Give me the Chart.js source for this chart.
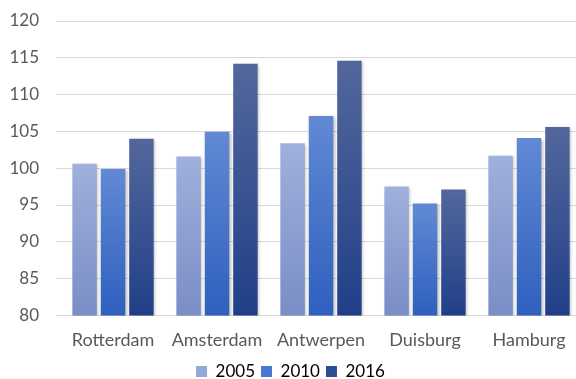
<!DOCTYPE html>
<html>
<head>
<meta charset="utf-8">
<script src="https://cdn.jsdelivr.net/npm/chart.js@4/dist/chart.umd.min.js"></script>
<style>
  html, body { margin: 0; padding: 0; background: #fff; overflow: hidden; }
  #wrap { position: relative; width: 590px; height: 379px; }
</style>
</head>
<body>
<div id="wrap"><canvas id="c" width="590" height="379"></canvas></div>
<script>
const categories = ['Rotterdam', 'Amsterdam', 'Antwerpen', 'Duisburg', 'Hamburg'];
const years = ['2005', '2010', '2016'];
const values2005 = [100.6, 101.6, 103.4, 97.5, 101.7];
const values2010 = [99.9, 104.95, 107.1, 95.2, 104.1];
const values2016 = [104.0, 114.2, 114.6, 97.1, 105.6];
const yTicks = [80, 85, 90, 95, 100, 105, 110, 115, 120];

// top / bottom colours of each series' vertical gradient
const gradStops = [
  ['#a0b0dc', '#7a8ec6'],
  ['#6189d4', '#2f60bf'],
  ['#53679c', '#213f88']
];
const legendColors = ['#93a7d8', '#4a77cf', '#2d4e95'];

function barFill(idx) {
  return function (ctx) {
    const chart = ctx.chart;
    const y = chart.scales && chart.scales.y;
    if (!chart.chartArea || !y || ctx.type !== 'data') return legendColors[idx];
    const top = y.getPixelForValue(ctx.raw);
    const bottom = y.getPixelForValue(y.min);
    if (!isFinite(top) || !isFinite(bottom) || bottom - top < 1) return legendColors[idx];
    const g = chart.ctx.createLinearGradient(0, top, 0, bottom);
    g.addColorStop(0, gradStops[idx][0]);
    g.addColorStop(1, gradStops[idx][1]);
    return g;
  };
}

// soft drop shadow under the bars
const barShadow = {
  id: 'barShadow',
  beforeDatasetsDraw(chart) {
    const c = chart.ctx;
    c.save();
    c.shadowColor = 'rgba(0,0,0,0.28)';
    c.shadowBlur = 3;
    c.shadowOffsetX = 1.5;
    c.shadowOffsetY = 1.5;
  },
  afterDatasetsDraw(chart) {
    chart.ctx.restore();
  }
};

const seriesValues = [values2005, values2010, values2016];

new Chart(document.getElementById('c'), {
  type: 'bar',
  data: {
    labels: categories,
    datasets: years.map((yr, i) => ({
      label: yr,
      data: seriesValues[i],
      backgroundColor: barFill(i),
      borderWidth: 0,
      categoryPercentage: 0.82,
      barPercentage: 0.86
    }))
  },
  plugins: [barShadow],
  options: {
    responsive: false,
    animation: false,
    devicePixelRatio: 1,
    layout: { padding: { top: 21, right: 9, left: 0, bottom: -11 } },
    scales: {
      x: {
        grid: { display: false },
        border: { display: false },
        ticks: {
          color: '#595959',
          font: { family: 'Lato', size: 18 },
          padding: 6,
          maxRotation: 0
        }
      },
      y: {
        min: 80,
        max: 120,
        afterBuildTicks(scale) { scale.ticks = yTicks.map(v => ({ value: v })); },
        afterFit(scale) {
          scale.width = 61;
          scale.paddingTop = 0;
          scale.paddingBottom = 0;
        },
        grid: { color: '#d9d9d9', lineWidth: 1, tickLength: 5, drawTicks: true },
        border: { display: false },
        ticks: {
          color: '#595959',
          font: { family: 'Lato', size: 17 },
          padding: 17
        }
      }
    },
    plugins: {
      legend: {
        position: 'bottom',
        labels: {
          color: '#595959',
          font: { family: 'Lato', size: 17 },
          boxWidth: 11,
          boxHeight: 11,
          padding: 6,
          generateLabels(chart) {
            return chart.data.datasets.map((d, i) => ({
              text: d.label,
              fillStyle: legendColors[i],
              strokeStyle: legendColors[i],
              lineWidth: 0,
              datasetIndex: i,
              hidden: false
            }));
          }
        }
      },
      tooltip: { enabled: false }
    }
  }
});
</script>
</body>
</html>
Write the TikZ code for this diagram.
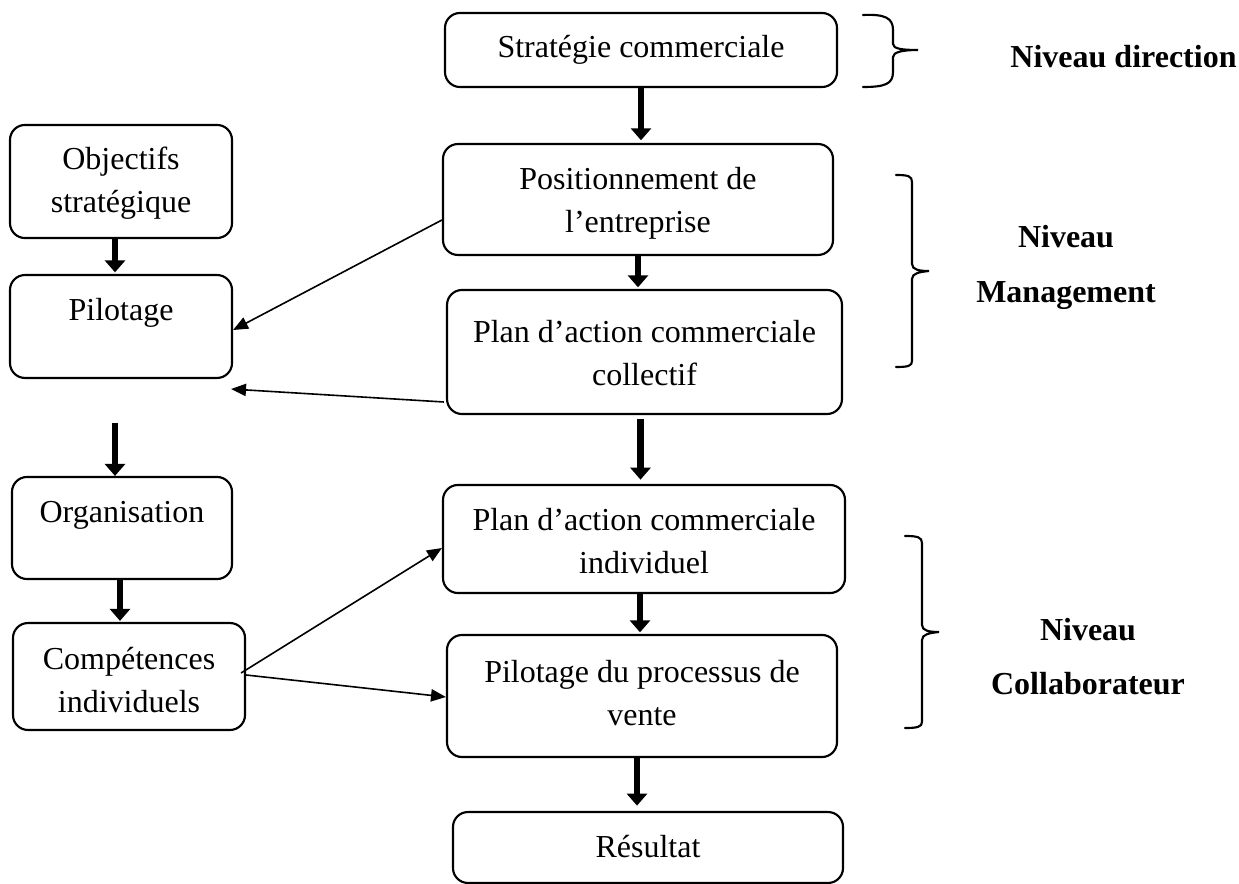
\documentclass[tikz,border=0pt]{standalone}
\usepackage{fontspec}
\setmainfont{Liberation Serif}
\usetikzlibrary{arrows.meta,calc}

\tikzset{
  box/.style={draw, line width=0.8pt, rounded corners=5.6pt, inner sep=0pt},
  txt/.style={align=center, inner sep=0pt, font=\fontsize{12pt}{16pt}\selectfont},
  lvl/.style={align=center, inner sep=0pt, font=\fontsize{12pt}{20.5pt}\selectfont\bfseries},
  bigarrow/.style={line width=2.6pt, -{Triangle[width=7.5pt,length=4.5pt]}},
  thinarrow/.style={line width=0.6pt, -{Triangle[width=4.6pt,length=5.6pt]}},
  bracepath/.style={line width=0.8pt, line cap=round}
}

\begin{document}
\begin{tikzpicture}[x=0.375pt, y=-0.375pt]
  \useasboundingbox (0,0) rectangle (1239,884);

  % central column
  \node[box, minimum width=147pt,    minimum height=27.75pt] (strat) at (641,50) {};
  \node[txt] (strat-t) at (641,50) {Stratégie commerciale};

  \node[box, minimum width=146.25pt, minimum height=41.6pt] (pos) at (638,199.5) {};
  \node[txt] (pos-t) at (638,203) {Positionnement de\\l’entreprise};

  \node[box, minimum width=148.1pt,  minimum height=46.5pt] (coll) at (644.5,352) {};
  \node[txt] (coll-t) at (644.5,353) {Plan d’action commerciale\\collectif};

  \node[box, minimum width=150.75pt, minimum height=40.5pt] (ind) at (644,539) {};
  \node[txt] (ind-t) at (644,541) {Plan d’action commerciale\\individuel};

  \node[box, minimum width=146.25pt, minimum height=45.75pt] (proc) at (642,696) {};
  \node[txt] (proc-t) at (642,693) {Pilotage du processus de\\vente};

  \node[box, minimum width=146.25pt, minimum height=26.6pt] (res) at (648,847.5) {};
  \node[txt] (res-t) at (648,847) {Résultat};

  % left column
  \node[box, minimum width=83.25pt, minimum height=42.4pt] (obj) at (121,181.5) {};
  \node[txt] (obj-t) at (121,183) {Objectifs\\stratégique};

  \node[box, minimum width=83.25pt, minimum height=38.6pt] (pil) at (121,326.5) {};
  \node[txt] (pil-t) at (121,313) {Pilotage};

  \node[box, minimum width=82.5pt, minimum height=38.25pt] (org) at (122,528) {};
  \node[txt] (org-t) at (122,515) {Organisation};

  \node[box, minimum width=87pt, minimum height=40.1pt] (comp) at (129,676.5) {};
  \node[txt] (comp-t) at (129,680) {Compétences\\individuels};

  % thick flow arrows
  \draw[bigarrow, shorten >=1pt] (strat.south) -- (strat.south |- pos.north);
  \draw[bigarrow, shorten >=0.6pt] (pos.south) -- (pos.south |- coll.north);
  \draw[bigarrow, shorten <=1.5pt, shorten >=1.6pt] ($(coll.south)+(-4,0)$) -- ($(coll.south |- ind.north)+(-4,0)$);
  \draw[bigarrow, shorten >=0.6pt] ($(ind.south)+(-4,0)$) -- ($(ind.south |- proc.north)+(-4,0)$);
  \draw[bigarrow, shorten >=2pt] ($(proc.south)+(-5,0)$) -- ($(proc.south |- res.north)+(-5,0)$);

  \draw[bigarrow, shorten >=0.6pt] ($(obj.south)+(-6,0)$) -- ($(obj.south |- pil.north)+(-6,0)$);
  \draw[bigarrow, shorten <=16.5pt] ($(pil.south)+(-6,0)$) -- ($(pil.south |- org.north)+(-6,0)$);
  \draw[bigarrow, shorten >=0.4pt] ($(org.south)+(-2,0)$) -- ($(org.south |- comp.north)+(-2,0)$);

  % thin cross arrows
  \draw[thinarrow] ($(pos.west)+(0,20.5)$) -- ($(pil.east)+(0,3.5)$);
  \draw[thinarrow] ($(coll.west)+(-2,50)$) -- ($(pil.south east)+(-2,10)$);
  \draw[thinarrow] ($(comp.east)+(-5,-3.5)$) -- ($(ind.west)+(0,9)$);
  \draw[thinarrow] ($(comp.east)+(0,-1.5)$) -- ($(proc.west)+(0,1)$);

  % braces
  \draw[bracepath] (863,15) .. controls (885,14) and (893,18) .. (893,30)
    -- (893,44) .. controls (893,49) and (903,50) .. (918,50)
    .. controls (903,50) and (893,52) .. (893,57)
    -- (893,72) .. controls (893,84) and (885,87) .. (863,87);

  \draw[bracepath] (896,175) .. controls (908,175) and (912,176) .. (912,182)
    -- (912,264) .. controls (912,270) and (920,271) .. (929,271)
    .. controls (920,272) and (912,273) .. (912,279)
    -- (912,361) .. controls (912,366) and (908,367) .. (896,367);

  \draw[bracepath] (905,536) .. controls (917,536) and (922,537) .. (922,543)
    -- (922,625) .. controls (922,631) and (930,632) .. (939,632)
    .. controls (930,633) and (922,634) .. (922,640)
    -- (922,722) .. controls (922,727) and (917,728) .. (905,728);

  % level labels
  \node[lvl] (lv-dir) at (1123.5,57) {Niveau direction};
  \node[lvl] (lv-man) at (1066,267.5) {Niveau\\Management};
  \node[lvl] (lv-col) at (1088,656.5) {Niveau\\Collaborateur};
\end{tikzpicture}
\end{document}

══════

WHAT YOU ARE ASKED TO DO
Gather all the lines that include the word "this" and copy them out.

WRITTEN SOLUTION
Give me the Chart.js source for this chart.
Write the TikZ code for this diagram.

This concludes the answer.